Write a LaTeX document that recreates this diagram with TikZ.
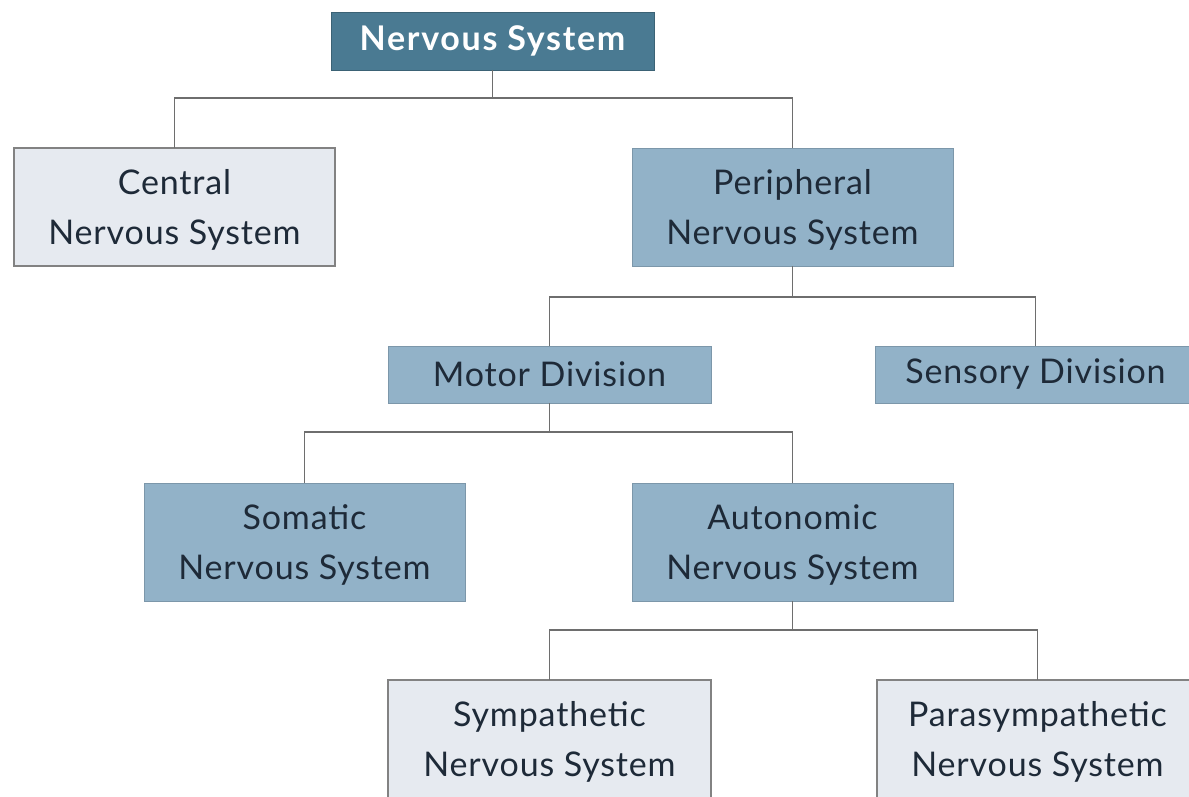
\documentclass[tikz,border=0pt]{standalone}
\usepackage{fontspec}
\setmainfont{Lato}[LetterSpace=2.5]
\begin{document}
\begin{tikzpicture}[x=1pt,y=-1pt,
  every node/.style={inner sep=0pt,outer sep=0pt,align=center,text=textdark,
    font=\fontsize{34}{50}\selectfont},
  titlebox/.style={rectangle,fill=titleblue,draw=titleblue!80!black,line width=0.8pt,
    text=white,font=\fontsize{34}{40}\selectfont\bfseries\addfontfeatures{LetterSpace=5},
    minimum width=323pt,minimum height=58pt},
  midbox/.style={rectangle,fill=midblue,draw=midblue!85!black,line width=0.6pt,
    minimum width=321pt},
  lightbox/.style={rectangle,fill=lightgrey,draw=boxedge,line width=1.2pt,
    minimum width=321pt,minimum height=118pt},
  tall/.style={minimum height=118pt},
  twoline/.style={text depth=-5pt},
  short/.style={minimum height=57pt},
  link/.style={draw=linegrey,line width=1.4pt}]
\definecolor{titleblue}{RGB}{74,122,146}
\definecolor{midblue}{RGB}{146,178,200}
\definecolor{lightgrey}{RGB}{230,234,240}
\definecolor{boxedge}{RGB}{130,130,130}
\definecolor{linegrey}{RGB}{110,110,110}
\definecolor{textdark}{RGB}{30,42,56}

\fill[white] (0,0) rectangle (1189,797);
\useasboundingbox (0,0) rectangle (1189,797);
\clip (-5,-5) rectangle (1194,802);

% boxes
\node[titlebox] (ns) at (492.5,41) {Nervous System};
\node[lightbox,twoline] (cns) at (174.5,207) {Central\\Nervous System};
\node[midbox,tall,twoline] (pns) at (792.5,207) {Peripheral\\Nervous System};
\node[midbox,short,minimum width=323pt] (motor) at (549.5,374.5) {Motor Division};
\node[midbox,tall,twoline] (som) at (304.5,542) {Somatic\\Nervous System};
\node[midbox,tall,twoline] (aut) at (792.5,542) {Autonomic\\Nervous System};
\node[lightbox,twoline,minimum width=323pt] (sym) at (549.5,739) {Sympathetic\\Nervous System};

% the two boxes on the right run past the edge of the page
\node[midbox,short,minimum width=360pt,anchor=west] (sens) at (875,374.5) {};
\node (senstext) at (1035.5,374.5) {Sensory Division};
\node[lightbox,minimum width=360pt,anchor=west] (para) at (877,739) {};
\node[twoline] (paratext) at (1037.5,739) {Parasympathetic\\Nervous System};

% bus junctions below each parent
\coordinate (b1) at (492.5,98);
\coordinate (b2) at (792.5,297);
\coordinate (b3) at (549.5,432);
\coordinate (b4) at (792.5,630);

% connectors
\path[link] (ns.south) -- (b1) -| (cns.north);
\path[link] (b1) -| (pns.north);
\path[link] (pns.south) -- (b2) -| (motor.north);
\path[link] (b2) -| (senstext |- sens.north);
\path[link] (motor.south) -- (b3) -| (som.north);
\path[link] (b3) -| (aut.north);
\path[link] (aut.south) -- (b4) -| (sym.north);
\path[link] (b4) -| (paratext |- para.north);
\end{tikzpicture}
\end{document}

====

§ Given problem:
Up to and including the line with "(paratext) at (1037.5,739)", copy the data above from its first line. Skip pictures.

§ Solution below:
Write a LaTeX document that recreates this diagram with TikZ.
\documentclass[tikz,border=0pt]{standalone}
\usepackage{fontspec}
\setmainfont{Lato}[LetterSpace=2.5]
\begin{document}
\begin{tikzpicture}[x=1pt,y=-1pt,
  every node/.style={inner sep=0pt,outer sep=0pt,align=center,text=textdark,
    font=\fontsize{34}{50}\selectfont},
  titlebox/.style={rectangle,fill=titleblue,draw=titleblue!80!black,line width=0.8pt,
    text=white,font=\fontsize{34}{40}\selectfont\bfseries\addfontfeatures{LetterSpace=5},
    minimum width=323pt,minimum height=58pt},
  midbox/.style={rectangle,fill=midblue,draw=midblue!85!black,line width=0.6pt,
    minimum width=321pt},
  lightbox/.style={rectangle,fill=lightgrey,draw=boxedge,line width=1.2pt,
    minimum width=321pt,minimum height=118pt},
  tall/.style={minimum height=118pt},
  twoline/.style={text depth=-5pt},
  short/.style={minimum height=57pt},
  link/.style={draw=linegrey,line width=1.4pt}]
\definecolor{titleblue}{RGB}{74,122,146}
\definecolor{midblue}{RGB}{146,178,200}
\definecolor{lightgrey}{RGB}{230,234,240}
\definecolor{boxedge}{RGB}{130,130,130}
\definecolor{linegrey}{RGB}{110,110,110}
\definecolor{textdark}{RGB}{30,42,56}

\fill[white] (0,0) rectangle (1189,797);
\useasboundingbox (0,0) rectangle (1189,797);
\clip (-5,-5) rectangle (1194,802);

% boxes
\node[titlebox] (ns) at (492.5,41) {Nervous System};
\node[lightbox,twoline] (cns) at (174.5,207) {Central\\Nervous System};
\node[midbox,tall,twoline] (pns) at (792.5,207) {Peripheral\\Nervous System};
\node[midbox,short,minimum width=323pt] (motor) at (549.5,374.5) {Motor Division};
\node[midbox,tall,twoline] (som) at (304.5,542) {Somatic\\Nervous System};
\node[midbox,tall,twoline] (aut) at (792.5,542) {Autonomic\\Nervous System};
\node[lightbox,twoline,minimum width=323pt] (sym) at (549.5,739) {Sympathetic\\Nervous System};

% the two boxes on the right run past the edge of the page
\node[midbox,short,minimum width=360pt,anchor=west] (sens) at (875,374.5) {};
\node (senstext) at (1035.5,374.5) {Sensory Division};
\node[lightbox,minimum width=360pt,anchor=west] (para) at (877,739) {};
\node[twoline] (paratext) at (1037.5,739) {Parasympathetic\\Nervous System};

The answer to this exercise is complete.